**Source data**
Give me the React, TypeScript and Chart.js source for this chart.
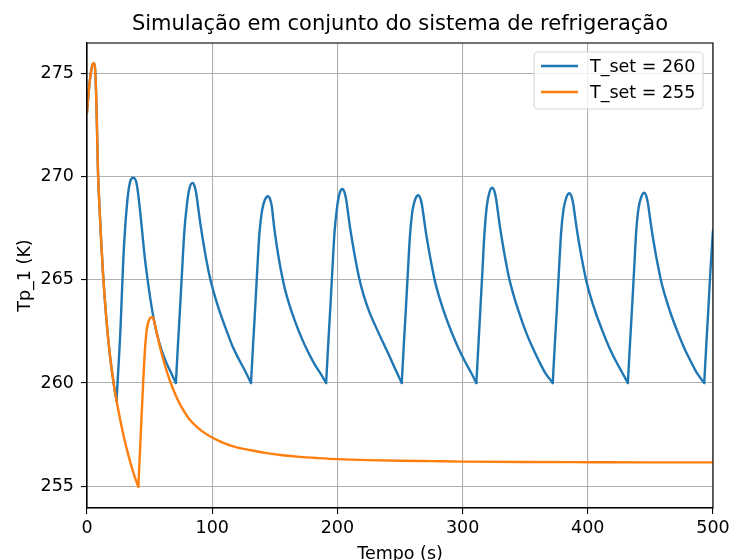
import { useEffect, useRef } from "react";
import { Chart, registerables } from "chart.js";

Chart.register(...registerables);

const FONT = "DejaVu Sans";

const chartTitle = "Simulação em conjunto do sistema de refrigeração";
const xAxisLabel = "Tempo (s)";
const yAxisLabel = "Tp_1 (K)";

const seriesLabels = ["T_set = 260", "T_set = 255"];
const seriesColors = ["#1f77b4", "#ff7f0e"];

const xTickValues = [0, 100, 200, 300, 400, 500];
const yTickValues = [255, 260, 265, 270, 275];
const xRange = [0, 500];
const yRange = [253.94, 276.48];

// (tempo em s, temperatura em K) com T_set = 260
const tempSet260: [number, number][] = [
  [0, 273.1], [1.5, 274.2], [3, 275.0], [4.5, 275.45], [5.6, 275.5], [6.5, 275.2],
  [7.3, 274.0], [8, 272.3], [8.8, 270.2], [10, 268.5], [11.3, 266.9], [12.8, 265.3],
  [14.4, 263.9], [16.3, 262.55], [18.3, 261.35], [20.3, 260.4], [22.4, 259.55], [23.6, 259.15],
  [26.8, 262.7], [29, 266.0], [31.7, 268.5], [34.4, 269.75], [37, 269.95], [39.7, 269.65],
  [42.3, 268.4], [46.3, 266.0], [50.3, 264.2], [53, 263.2], [55.6, 262.45], [59.5, 261.6],
  [63.6, 260.95], [67.5, 260.45], [71, 260.0],
  [72.6, 261.8], [74.3, 263.6], [76, 265.5], [77.7, 267.3], [79.7, 268.6], [81.9, 269.45],
  [84.3, 269.7], [85.8, 269.57], [87.3, 269.18], [88.8, 268.5], [90.3, 267.82], [92.3, 267.04],
  [94.8, 266.15], [97.8, 265.21], [101.3, 264.38], [105.8, 263.49], [111, 262.61], [116.3, 261.77],
  [121.3, 261.15], [126.3, 260.58], [131, 260.0],
  [132.6, 261.8], [134.3, 263.6], [136, 265.5], [137.7, 267.25], [139.8, 268.35], [142.1, 268.88],
  [144.6, 269.05], [146.1, 268.93], [147.6, 268.56], [149.1, 267.75], [150.6, 267.05], [152.6, 266.25],
  [155.1, 265.4], [158.1, 264.55], [161.6, 263.8], [166.1, 263.0], [171.3, 262.2], [176.6, 261.5],
  [181.6, 260.93], [186.6, 260.45], [191, 260.0],
  [192.6, 261.8], [194.3, 263.6], [196, 265.5], [197.7, 267.3], [199.7, 268.5], [201.8, 269.2],
  [204, 269.4], [205.5, 269.28], [207, 268.9], [208.5, 268.24], [210, 267.58], [212, 266.82],
  [214.5, 265.96], [217.5, 265.05], [221, 264.25], [225.5, 263.45], [230.7, 262.72], [236, 262.02],
  [241, 261.38], [246, 260.7], [251.4, 260.0],
  [253, 261.8], [254.7, 263.6], [256.4, 265.5], [258.1, 267.25], [260.1, 268.4], [262.3, 268.93],
  [264.6, 269.1], [266.1, 268.98], [267.6, 268.61], [269.1, 267.98], [270.6, 267.34], [272.6, 266.61],
  [275.1, 265.77], [278.1, 264.89], [281.6, 264.11], [286.1, 263.28], [291.3, 262.45], [296.6, 261.7],
  [301.6, 261.08], [306.6, 260.52], [311, 260.0],
  [312.6, 261.8], [314.2, 263.6], [315.9, 265.5], [317.5, 267.3], [319.4, 268.6], [321.5, 269.25],
  [323.7, 269.46], [325.2, 269.34], [326.7, 268.95], [328.2, 268.29], [329.7, 267.63], [331.7, 266.86],
  [334.2, 265.99], [337.2, 265.07], [340.7, 264.26], [345.2, 263.4], [350.4, 262.5], [355.7, 261.74],
  [360.7, 261.1], [365.7, 260.52], [372, 260.0],
  [373.6, 261.8], [375.3, 263.6], [377, 265.5], [378.7, 267.3], [380.7, 268.45], [382.9, 269.0],
  [385.3, 269.2], [386.8, 269.08], [388.3, 268.71], [389.8, 268.06], [391.3, 267.42], [393.3, 266.68],
  [395.8, 265.84], [398.8, 264.95], [402.3, 264.16], [406.8, 263.32], [412, 262.48], [417.3, 261.7],
  [422.3, 261.08], [427.3, 260.52], [432, 260.0],
  [433.6, 261.8], [435.3, 263.6], [437, 265.5], [438.6, 267.3], [440.6, 268.5], [442.8, 269.03],
  [445, 269.22], [446.5, 269.1], [448, 268.72], [449.5, 268.08], [451, 267.44], [453, 266.69],
  [455.5, 265.85], [458.5, 264.96], [462, 264.17], [466.5, 263.32], [471.7, 262.48], [477, 261.7],
  [482, 261.08], [487, 260.5], [493, 260.0],
  [494.6, 261.8], [496.3, 263.6], [498, 265.5], [500, 267.4],
];

// instantes em que a curva muda de sentido bruscamente (mínimos em bico)
const cornersSet260 = [23.6, 71, 131, 191, 251.4, 311, 372, 432, 493];

// (tempo em s, temperatura em K) com T_set = 255
const tempSet255: [number, number][] = [
  [0, 273.1], [1.5, 274.2], [3, 275.0], [4.5, 275.45], [5.6, 275.5], [6.5, 275.2],
  [7.3, 274.0], [8, 272.3], [8.8, 270.2], [10, 268.5], [11.3, 266.9], [12.8, 265.3],
  [14.4, 263.9], [16.3, 262.55], [18.3, 261.35], [20.3, 260.4], [22.4, 259.55], [23.6, 259.15],
  [24.5, 258.85], [26.4, 258.25], [29, 257.5], [31.7, 256.82], [34.4, 256.2], [37, 255.66],
  [39, 255.3], [41, 254.97], [43, 257.6], [45, 260.2], [46.5, 261.8], [48, 262.7],
  [50, 263.1], [52.2, 263.2], [54.2, 262.85], [56.5, 262.2], [59.5, 261.45], [63.5, 260.6],
  [67.5, 259.9], [71.6, 259.3], [76, 258.78], [82.3, 258.2], [90.5, 257.73], [98.2, 257.42],
  [107, 257.15], [116.8, 256.93], [130, 256.75], [143.5, 256.6], [156, 256.5], [170, 256.42],
  [185, 256.36], [200, 256.31], [225, 256.26], [250, 256.23], [275, 256.21], [300, 256.19],
  [350, 256.17], [400, 256.16], [450, 256.15], [500, 256.15],
];

const cornersSet255 = [41];

const seriesData = [tempSet260, tempSet255];
const seriesCorners = [cornersSet260, cornersSet255];

// Divide a curva nos bicos, para que a suavização não arredonde os mínimos.
function splitAtCorners(points: [number, number][], corners: number[]) {
  const pieces: [number, number][][] = [];
  let current: [number, number][] = [];
  points.forEach((p) => {
    current.push(p);
    if (corners.includes(p[0])) {
      pieces.push(current);
      current = [p];
    }
  });
  if (current.length > 1) pieces.push(current);
  return pieces;
}

const decorations = {
  id: "decorations",
  afterDatasetsDraw(chart: any) {
    const { ctx, chartArea: a } = chart;
    ctx.save();
    // moldura dos eixos
    ctx.strokeStyle = "#000";
    ctx.lineWidth = 1.1;
    ctx.strokeRect(a.left, a.top, a.right - a.left, a.bottom - a.top);

    // legenda
    const boxL = a.right - 179;
    const boxR = a.right - 10;
    const boxT = a.top + 9;
    const boxB = a.top + 66;
    ctx.beginPath();
    ctx.roundRect(boxL, boxT, boxR - boxL, boxB - boxT, 4);
    ctx.fillStyle = "rgba(255,255,255,0.8)";
    ctx.fill();
    ctx.strokeStyle = "#d6d6d6";
    ctx.lineWidth = 1.1;
    ctx.stroke();
    ctx.font = `17.5px "${FONT}"`;
    ctx.textBaseline = "middle";
    ctx.textAlign = "left";
    seriesLabels.forEach((label, i) => {
      const y = boxT + 14 + i * 26;
      ctx.strokeStyle = seriesColors[i];
      ctx.lineWidth = 2.4;
      ctx.beginPath();
      ctx.moveTo(boxL + 7, y);
      ctx.lineTo(boxL + 44, y);
      ctx.stroke();
      ctx.fillStyle = "#000";
      ctx.fillText(label, boxL + 56, y + 1);
    });
    ctx.restore();
  },
  afterDraw(chart: any) {
    const { ctx, chartArea: a } = chart;
    ctx.save();
    ctx.fillStyle = "#000";
    ctx.textAlign = "center";
    ctx.textBaseline = "alphabetic";
    ctx.font = `21px "${FONT}"`;
    ctx.fillText(chartTitle, (a.left + a.right) / 2, 29.5);
    ctx.font = `17.5px "${FONT}"`;
    ctx.fillText(xAxisLabel, (a.left + a.right) / 2, 559);
    ctx.translate(30, (a.top + a.bottom) / 2);
    ctx.rotate(-Math.PI / 2);
    ctx.fillText(yAxisLabel, 0, 0);
    ctx.restore();
  },
};

export default function App() {
  const canvasRef = useRef<HTMLCanvasElement | null>(null);

  useEffect(() => {
    const canvas = canvasRef.current;
    if (!canvas) return;
    const datasets: any[] = [];
    seriesData.forEach((points, i) => {
      splitAtCorners(points, seriesCorners[i]).forEach((piece) => {
        datasets.push({
          label: seriesLabels[i],
          data: piece.map(([x, y]) => ({ x, y })),
          borderColor: seriesColors[i],
          backgroundColor: seriesColors[i],
          borderWidth: 2.4,
          pointRadius: 0,
          cubicInterpolationMode: "monotone",
          fill: false,
          borderJoinStyle: "round",
          borderCapStyle: "round",
          order: i === 0 ? 1 : 0,
        });
      });
    });

    const gridStyle = {
      color: "#b0b0b0",
      lineWidth: 1.1,
      drawTicks: true,
      tickLength: 6,
      tickColor: "#000",
      tickWidth: 1.1,
    };

    const chart = new Chart(canvas, {
      type: "line",
      data: { datasets },
      options: {
        animation: false,
        responsive: true,
        maintainAspectRatio: false,
        devicePixelRatio: 1,
        layout: { padding: { top: 43, right: 16, left: 0, bottom: 0 } },
        plugins: {
          legend: { display: false },
          title: { display: false },
          tooltip: { enabled: false },
        },
        scales: {
          x: {
            type: "linear",
            min: xRange[0],
            max: xRange[1],
            afterBuildTicks: (scale: any) => {
              scale.ticks = xTickValues.map((v) => ({ value: v }));
            },
            afterFit: (scale: any) => {
              scale.height = 52;
              scale.paddingLeft = 0;
              scale.paddingRight = 0;
            },
            ticks: {
              font: { family: FONT, size: 17.5 },
              color: "#000",
              padding: 4,
              maxRotation: 0,
              autoSkip: false,
            },
            grid: gridStyle,
            border: { display: true, color: "#000", width: 1.1 },
          },
          y: {
            type: "linear",
            min: yRange[0],
            max: yRange[1],
            afterBuildTicks: (scale: any) => {
              scale.ticks = yTickValues.map((v) => ({ value: v }));
            },
            afterFit: (scale: any) => {
              scale.width = 87;
              scale.paddingTop = 0;
              scale.paddingBottom = 0;
            },
            ticks: {
              font: { family: FONT, size: 17.5 },
              color: "#000",
              padding: 7,
              autoSkip: false,
            },
            grid: gridStyle,
            border: { display: true, color: "#000", width: 1.1 },
          },
        },
      },
      plugins: [decorations],
    });
    return () => chart.destroy();
  }, []);

  return (
    <div style={{ position: "fixed", left: 0, top: 0, width: 729, height: 560, background: "#fff" }}>
      <canvas ref={canvasRef} />
    </div>
  );
}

**Prompt**
With the pictures left out, restate word for word every line of the data above, from the first down to the line that contains "const yRange = [253.94, 276.48];".

**Solution below**
Give me the React, TypeScript and Chart.js source for this chart.
import { useEffect, useRef } from "react";
import { Chart, registerables } from "chart.js";

Chart.register(...registerables);

const FONT = "DejaVu Sans";

const chartTitle = "Simulação em conjunto do sistema de refrigeração";
const xAxisLabel = "Tempo (s)";
const yAxisLabel = "Tp_1 (K)";

const seriesLabels = ["T_set = 260", "T_set = 255"];
const seriesColors = ["#1f77b4", "#ff7f0e"];

const xTickValues = [0, 100, 200, 300, 400, 500];
const yTickValues = [255, 260, 265, 270, 275];
const xRange = [0, 500];
const yRange = [253.94, 276.48];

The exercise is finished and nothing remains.